• **To do**: Quote every line below exactly and skip any picture.

• **Data segment**:
......

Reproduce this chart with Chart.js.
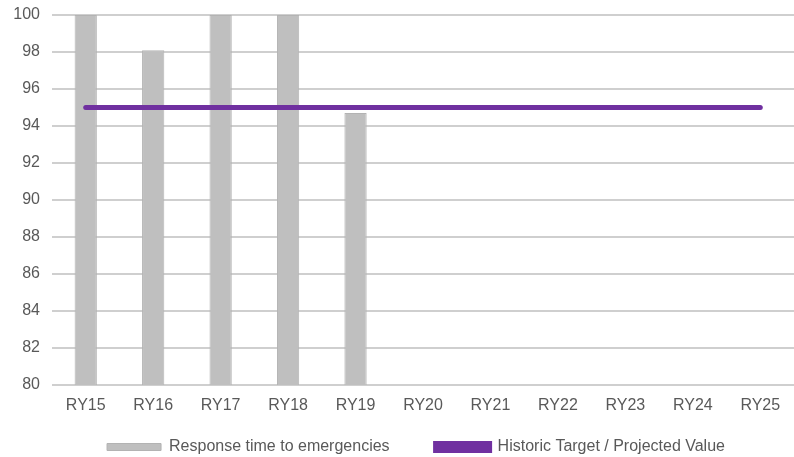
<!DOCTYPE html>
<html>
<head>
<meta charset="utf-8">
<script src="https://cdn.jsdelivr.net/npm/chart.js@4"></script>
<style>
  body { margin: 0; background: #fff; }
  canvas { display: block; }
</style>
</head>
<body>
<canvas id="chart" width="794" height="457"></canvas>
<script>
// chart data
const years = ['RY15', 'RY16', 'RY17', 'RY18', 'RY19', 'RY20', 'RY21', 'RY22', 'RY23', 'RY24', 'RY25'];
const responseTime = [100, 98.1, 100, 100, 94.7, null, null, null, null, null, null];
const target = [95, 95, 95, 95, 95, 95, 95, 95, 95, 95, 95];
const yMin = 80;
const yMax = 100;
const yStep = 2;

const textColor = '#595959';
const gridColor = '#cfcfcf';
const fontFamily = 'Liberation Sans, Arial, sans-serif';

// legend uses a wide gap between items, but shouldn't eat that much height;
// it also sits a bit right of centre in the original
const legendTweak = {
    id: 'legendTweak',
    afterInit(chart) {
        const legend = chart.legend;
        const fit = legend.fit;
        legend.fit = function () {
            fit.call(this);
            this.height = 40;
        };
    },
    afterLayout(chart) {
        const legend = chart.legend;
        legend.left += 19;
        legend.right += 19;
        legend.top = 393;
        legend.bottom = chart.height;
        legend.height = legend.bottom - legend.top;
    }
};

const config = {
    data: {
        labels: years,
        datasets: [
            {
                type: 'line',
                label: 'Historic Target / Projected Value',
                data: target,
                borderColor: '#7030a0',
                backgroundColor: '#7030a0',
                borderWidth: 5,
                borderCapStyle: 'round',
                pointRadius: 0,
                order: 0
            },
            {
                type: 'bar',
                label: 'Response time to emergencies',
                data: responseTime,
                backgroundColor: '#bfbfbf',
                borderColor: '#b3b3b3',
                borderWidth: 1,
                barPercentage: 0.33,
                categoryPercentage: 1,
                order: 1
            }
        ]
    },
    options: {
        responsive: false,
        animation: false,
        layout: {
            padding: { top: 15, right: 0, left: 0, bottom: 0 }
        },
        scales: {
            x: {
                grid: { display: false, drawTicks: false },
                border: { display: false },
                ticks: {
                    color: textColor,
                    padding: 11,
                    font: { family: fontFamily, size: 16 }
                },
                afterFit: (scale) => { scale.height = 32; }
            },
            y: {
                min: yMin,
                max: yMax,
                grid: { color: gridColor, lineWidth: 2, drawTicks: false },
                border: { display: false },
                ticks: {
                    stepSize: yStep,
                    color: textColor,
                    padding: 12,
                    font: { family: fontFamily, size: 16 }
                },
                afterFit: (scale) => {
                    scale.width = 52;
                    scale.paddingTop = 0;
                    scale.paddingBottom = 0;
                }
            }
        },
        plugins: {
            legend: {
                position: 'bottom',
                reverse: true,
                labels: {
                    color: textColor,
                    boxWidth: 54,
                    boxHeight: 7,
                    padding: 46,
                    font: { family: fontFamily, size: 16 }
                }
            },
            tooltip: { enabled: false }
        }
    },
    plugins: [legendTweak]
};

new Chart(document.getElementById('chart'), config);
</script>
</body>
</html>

......

• **Full response**:
Reproduce this chart with Chart.js.
<!DOCTYPE html>
<html>
<head>
<meta charset="utf-8">
<script src="https://cdn.jsdelivr.net/npm/chart.js@4"></script>
<style>
  body { margin: 0; background: #fff; }
  canvas { display: block; }
</style>
</head>
<body>
<canvas id="chart" width="794" height="457"></canvas>
<script>
// chart data
const years = ['RY15', 'RY16', 'RY17', 'RY18', 'RY19', 'RY20', 'RY21', 'RY22', 'RY23', 'RY24', 'RY25'];
const responseTime = [100, 98.1, 100, 100, 94.7, null, null, null, null, null, null];
const target = [95, 95, 95, 95, 95, 95, 95, 95, 95, 95, 95];
const yMin = 80;
const yMax = 100;
const yStep = 2;

const textColor = '#595959';
const gridColor = '#cfcfcf';
const fontFamily = 'Liberation Sans, Arial, sans-serif';

// legend uses a wide gap between items, but shouldn't eat that much height;
// it also sits a bit right of centre in the original
const legendTweak = {
    id: 'legendTweak',
    afterInit(chart) {
        const legend = chart.legend;
        const fit = legend.fit;
        legend.fit = function () {
            fit.call(this);
            this.height = 40;
        };
    },
    afterLayout(chart) {
        const legend = chart.legend;
        legend.left += 19;
        legend.right += 19;
        legend.top = 393;
        legend.bottom = chart.height;
        legend.height = legend.bottom - legend.top;
    }
};

const config = {
    data: {
        labels: years,
        datasets: [
            {
                type: 'line',
                label: 'Historic Target / Projected Value',
                data: target,
                borderColor: '#7030a0',
                backgroundColor: '#7030a0',
                borderWidth: 5,
                borderCapStyle: 'round',
                pointRadius: 0,
                order: 0
            },
            {
                type: 'bar',
                label: 'Response time to emergencies',
                data: responseTime,
                backgroundColor: '#bfbfbf',
                borderColor: '#b3b3b3',
                borderWidth: 1,
                barPercentage: 0.33,
                categoryPercentage: 1,
                order: 1
            }
        ]
    },
    options: {
        responsive: false,
        animation: false,
        layout: {
            padding: { top: 15, right: 0, left: 0, bottom: 0 }
        },
        scales: {
            x: {
                grid: { display: false, drawTicks: false },
                border: { display: false },
                ticks: {
                    color: textColor,
                    padding: 11,
                    font: { family: fontFamily, size: 16 }
                },
                afterFit: (scale) => { scale.height = 32; }
            },
            y: {
                min: yMin,
                max: yMax,
                grid: { color: gridColor, lineWidth: 2, drawTicks: false },
                border: { display: false },
                ticks: {
                    stepSize: yStep,
                    color: textColor,
                    padding: 12,
                    font: { family: fontFamily, size: 16 }
                },
                afterFit: (scale) => {
                    scale.width = 52;
                    scale.paddingTop = 0;
                    scale.paddingBottom = 0;
                }
            }
        },
        plugins: {
            legend: {
                position: 'bottom',
                reverse: true,
                labels: {
                    color: textColor,
                    boxWidth: 54,
                    boxHeight: 7,
                    padding: 46,
                    font: { family: fontFamily, size: 16 }
                }
            },
            tooltip: { enabled: false }
        }
    },
    plugins: [legendTweak]
};

new Chart(document.getElementById('chart'), config);
</script>
</body>
</html>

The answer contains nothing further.